USA Rice Federation leaders have written the Bush administration urging it to strongly oppose any attempts by the European Union to renegotiate the margin of preference concessions for sales of U.S. brown rice to the EU.

The letters to Agriculture Secretary Ann Veneman and U.S. Trade Representative Robert Zoellick came on the heels of the European Commission's vote to reform the EU's Common Agricultural Policy, including a 50 percent reduction in the intervention price for rice and other commodities.

But the European Commission also notified the World Trade Organization that it intends to try to alter the margin of preference concession on rice, which was first agreed to under the Uruguay Round of the old General Agreement on Tariffs and Trade.

“The WTO notification earlier this month by the European Communities that the EC intends to renegotiate, under Art.

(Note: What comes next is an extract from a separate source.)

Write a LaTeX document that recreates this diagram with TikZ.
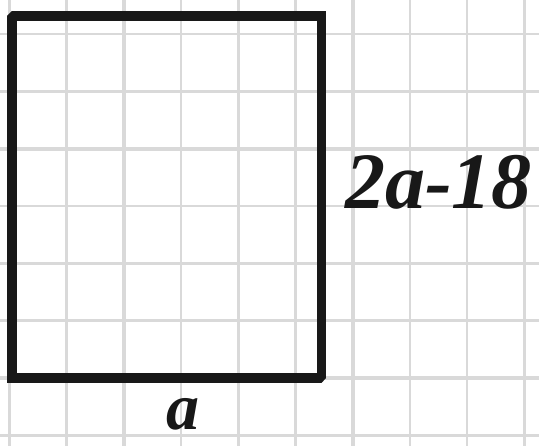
\documentclass[tikz,border=0pt]{standalone}
\usepackage{fontspec}
\newfontfamily\handfont{Liberation Serif}
\definecolor{gridgray}{HTML}{D9D9D9}
\definecolor{ink}{HTML}{181818}
\tikzset{
  thingrid/.style={draw=gridgray, line width=2.6pt},
  thickgrid/.style={draw=gridgray, line width=4.2pt},
  frame/.style={draw=ink, line width=9.5pt, line join=bevel, line cap=rect},
  label/.style={inner sep=0pt, text=ink, font=\handfont\bfseries\itshape\fontsize{80}{80}\selectfont}
}
\begin{document}
\begin{tikzpicture}[x=1pt, y=-1pt]
\useasboundingbox (0,0) rectangle (539,446);
\clip (0,0) rectangle (539,446);
\fill[white] (0,0) rectangle (539,446);
% grid
\foreach \k in {0,...,9} {
  \pgfmathsetmacro{\xx}{9.5+57.2*\k}
  \ifnum\k=2 \draw[thickgrid] (\xx,0) -- (\xx,446);
  \else\ifnum\k=6 \draw[thickgrid] (\xx,0) -- (\xx,446);
  \else \draw[thingrid] (\xx,0) -- (\xx,446); \fi\fi
}
\foreach \k in {0,...,7} {
  \pgfmathsetmacro{\yy}{34+57.35*\k}
  \ifnum\k=2 \draw[thickgrid] (0,\yy) -- (539,\yy);
  \else\ifnum\k=6 \draw[thickgrid] (0,\yy) -- (539,\yy);
  \else \draw[thingrid] (0,\yy) -- (539,\yy); \fi\fi
}
% rectangle
\coordinate (tl) at (12,16);
\coordinate (tr) at (321.5,16);
\coordinate (br) at (321.5,378);
\coordinate (bl) at (12,378);
\draw[frame] (bl) -- (tl) -- (tr);
\draw[frame] (tr) -- (br) -- (bl);
% labels
\node[label, anchor=base west] (side) at (345,209) {2a-18};
\node[label, anchor=base, font=\handfont\bfseries\itshape\fontsize{66}{66}\selectfont] (bottom) at (183,430) {a};
\end{tikzpicture}
\end{document}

XXVIII, the margin of preference concession as regards rice is a serious threat to market access for U.S. rice,” the letter said.

“This notification also runs completely counter to the market access expectations of the United States and many other WTO members in the Doha Round negotiations. We urge a strong response in opposition by the administration formally in the WTO and bilaterally with the European Commission.

The letter explained that the MOP concession is the foundation for the U.S. market for brown rice in the EC, the fifth largest market for U.S. rice. The United States shipped 396,000 metric tons of rice, valued at $72 million, to the EU in 2002. Because of prohibitive duties outside of the MOP, and the failure of the EC to implement fully the MOP for milled rice, access for U.S. rough and milled rice is severely limited.

U.S. exporters are unlikely to benefit from these lower duties, however, if the MOP is negotiated, said the letter signed by USA Rice Chairman Gary Sebree and President and CEO Stuart Proctor.

“In fact, the EC is moving backwards on rice by seeking to restrict market access (through a new MOP) in an effort to backstop domestic reform,” they said.